Anomalous supercurrents in the presence of particle losses

TL;DR

This paper investigates how single-particle losses affect supercurrent behavior in superfluid or superconducting junctions, revealing anomalous current reversal and enhancement effects due to dissipation.

Contribution

It introduces a theoretical framework showing dissipation-induced modifications to Josephson currents, including current reversal and enhancement regimes, using Keldysh field theory and Lindblad master equations.

Findings

Supercurrent can reverse direction due to particle losses.

Dissipation can enhance the critical current.

Spin-selective losses induce spin supercurrents and reversals.

Abstract

We show that supercurrent properties in a superfluid or superconducting junction are significantly modified due to single-particle losses present in a conduction channel.

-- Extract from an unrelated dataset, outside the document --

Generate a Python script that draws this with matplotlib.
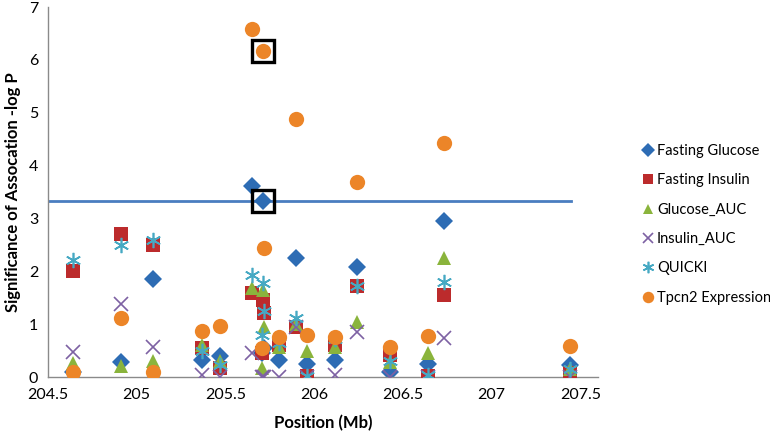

In the presence of a spin-independent particle loss, we find regimes where the Josephson current $I_N(\phi)$ takes zero at a position in between $\phi= 0$ and $\phi=\pi$, and the direction of the supercurrent is reversed. Although the region is narrow, we also find a regime in which the critical current is enhanced by dissipation. Such anomalous behaviors in the Josephson current are attributed to a subtle interplay between the contribution that is present regardless of dissipation and the unconventional one that is absent without dissipation. In the presence of a spin-selective particle loss, it is shown that a dissipation-induced spin supercurrent and its reversal occur. The proposed system is analyzed by means of the Keldysh field theory approach based on the Gorini-Kossakowski-Sudershan-Lindblad master equation and may be realized in ultracold atomic gases and solid-state systems.